Question

How do you solve $\dfrac{x}{2}+\dfrac{y}{3}=6$ and $\dfrac{x}{3}+\dfrac{y}{2}=12$?

Answer 1

Hint: Multiply $\dfrac{1}{3}$ with the first equation and $\dfrac{1}{2}$ with the second equation to make the coefficient of ‘x’ equal. Then subtract both the equations to get the value of ‘y’. Put that value of ‘y’ in any of the equations to get the value of ‘x’.

Complete step-by-step answer:
The equations we have
$\dfrac{x}{2}+\dfrac{y}{3}=6$……….(1)
$\dfrac{x}{3}+\dfrac{y}{2}=12$……….(2)
Multiplying equation (1) by $\dfrac{1}{3}$, we get
$eq(1)\times \dfrac{1}{3}\Rightarrow \dfrac{1}{3}\left( \dfrac{x}{2}+\dfrac{y}{3} \right)=\dfrac{1}{3}\times 6$
$\Rightarrow \dfrac{x}{6}+\dfrac{y}{9}=2$……….(3)
Multiplying equation (2) by $\dfrac{1}{2}$, we get
$eq(2)\times \dfrac{1}{2}\Rightarrow \dfrac{1}{2}\left( \dfrac{x}{3}+\dfrac{y}{2} \right)=\dfrac{1}{2}\times 12$
$\Rightarrow \dfrac{x}{6}+\dfrac{y}{4}=6$……….(4)
Subtracting equation (4) from equation (3), we get
$\begin{align}
  & \Rightarrow \left( \dfrac{x}{6}+\dfrac{y}{9} \right)-\left( \dfrac{x}{6}+\dfrac{y}{4} \right)=2-6 \\
 & \Rightarrow \dfrac{x}{6}+\dfrac{y}{9}-\dfrac{x}{6}-\dfrac{y}{4}=-4 \\
 & \Rightarrow \dfrac{y}{9}-\dfrac{y}{4}=-4 \\
 & \Rightarrow \dfrac{4y-9y}{36}=-4 \\
 & \Rightarrow -5y=-144 \\
 & \Rightarrow y=\dfrac{-144}{-5} \\
 & \Rightarrow y=\dfrac{144}{5} \\
\end{align}$
Putting the value of ‘y’ in equation (1), we get
$\begin{align}
  & \dfrac{x}{2}+\dfrac{\dfrac{144}{5}}{3}=6 \\
 & \Rightarrow \dfrac{x}{2}+\dfrac{48}{5}=6 \\
 & \Rightarrow \dfrac{x}{2}=6-\dfrac{48}{5} \\
 & \Rightarrow \dfrac{x}{2}=\dfrac{30-48}{5} \\
 & \Rightarrow \dfrac{x}{2}=\dfrac{-18}{5} \\
 & \Rightarrow x=\dfrac{-36}{5} \\
\end{align}$
So, the solution of the equations $\dfrac{x}{2}+\dfrac{y}{3}=6$ and $\dfrac{x}{3}+\dfrac{y}{2}=12$ is $x=\dfrac{-36}{5}$ and $y=\dfrac{144}{5}$.

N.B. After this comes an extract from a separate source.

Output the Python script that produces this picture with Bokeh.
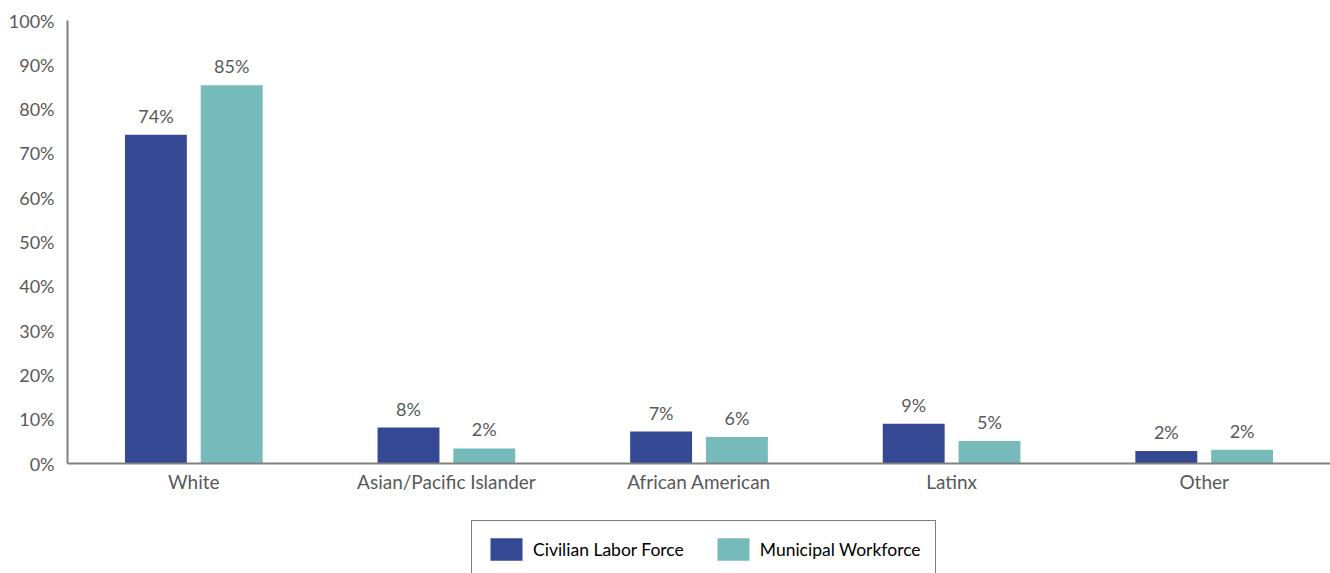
from bokeh.plotting import figure
from bokeh.layouts import column
from bokeh.models import ColumnDataSource, LabelSet, Legend, LegendItem, FactorRange, FixedTicker, CustomJSTickFormatter
from bokeh.core.properties import value
from bokeh.transform import dodge
from bokeh.embed import file_html
from bokeh.resources import INLINE

categories = ["White", "Asian/Pacific Islander", "African American", "Latinx", "Other"]
civilian = [74.2, 8.1, 7.2, 9.0, 2.8]
municipal = [85.4, 3.4, 6.0, 5.1, 3.1]
civilian_labels = ["74%", "8%", "7%", "9%", "2%"]
municipal_labels = ["85%", "2%", "6%", "5%", "2%"]
y_ticks = [0, 10, 20, 30, 40, 50, 60, 70, 80, 90, 100]
series_names = ["Civilian Labor Force", "Municipal Workforce"]

FONT = "Lato"
GRAY = "#595959"
NAVY = "#344893"
TEAL = "#76BAB9"

src = ColumnDataSource(dict(cat=categories, clf=civilian, mw=municipal,
                            clf_lab=civilian_labels, mw_lab=municipal_labels))

p = figure(x_range=FactorRange(*categories), y_range=(0, 100),
           width=1330, height=518, output_backend="svg", toolbar_location=None,
           min_border_left=67, min_border_right=0, min_border_top=20, min_border_bottom=55)
p.outline_line_color = None
p.xgrid.grid_line_color = None
p.ygrid.grid_line_color = None

p.vbar(x=dodge("cat", -0.15, range=p.x_range), top="clf", width=0.245, source=src,
       fill_color=NAVY, line_color=None)
p.vbar(x=dodge("cat", 0.15, range=p.x_range), top="mw", width=0.245, source=src,
       fill_color=TEAL, line_color=None)

for col, lab, off in (("clf", "clf_lab", -0.15), ("mw", "mw_lab", 0.15)):
    ls = LabelSet(x=dodge("cat", off, range=p.x_range), y=col, text=lab, source=src,
                  text_align="center", text_baseline="bottom", y_offset=8,
                  text_font=value(FONT), text_font_size="18px", text_color=GRAY)
    p.add_layout(ls)

for ax in (p.xaxis[0], p.yaxis[0]):
    ax.axis_line_color = "#808080"
    ax.axis_line_width = 2
    ax.major_tick_line_color = None
    ax.minor_tick_line_color = None
    ax.major_label_text_font = FONT
    ax.major_label_text_color = GRAY

p.yaxis[0].major_label_text_font_size = "18px"
p.xaxis[0].major_label_text_font_size = "19px"
p.yaxis[0].ticker = FixedTicker(ticks=y_ticks)
p.yaxis[0].formatter = CustomJSTickFormatter(code="return tick + '%';")
p.yaxis[0].major_label_standoff = 7
p.xaxis[0].major_label_standoff = 0

# legend strip below the chart
pl = figure(width=1330, height=55, output_backend="svg", toolbar_location=None,
            min_border=0, x_range=(0, 1), y_range=(0, 1))
pl.axis.visible = False
pl.grid.visible = False
pl.outline_line_color = None
g1 = pl.vbar(x=[-5], top=[-5], width=1, fill_color=NAVY, line_color=None)
g2 = pl.vbar(x=[-5], top=[-5], width=1, fill_color=TEAL, line_color=None)
legend = Legend(items=[LegendItem(label=series_names[0], renderers=[g1]),
                       LegendItem(label=series_names[1], renderers=[g2])],
                orientation="horizontal", location=(404, -5),
                border_line_color="black", border_line_width=1.5,
                label_text_font=FONT, label_text_font_size="17.5px", label_text_color="black",
                glyph_width=40, glyph_height=28, label_standoff=7, spacing=29,
                padding=14, margin=0, background_fill_alpha=1)
pl.add_layout(legend, "center")

layout = column(p, pl, spacing=0)
open("out.html", "w").write(file_html(layout, INLINE))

Note: The equations can also be brought to linear form. Multiplying both the equations by ‘6’ we obtain the equations as $3x+2y=36$ and $2x+3y=72$. Now, the equations can be solved by equating the coefficients of ‘x’ or ‘y’ and then putting the value of one of them in any of the equations to obtain the other one.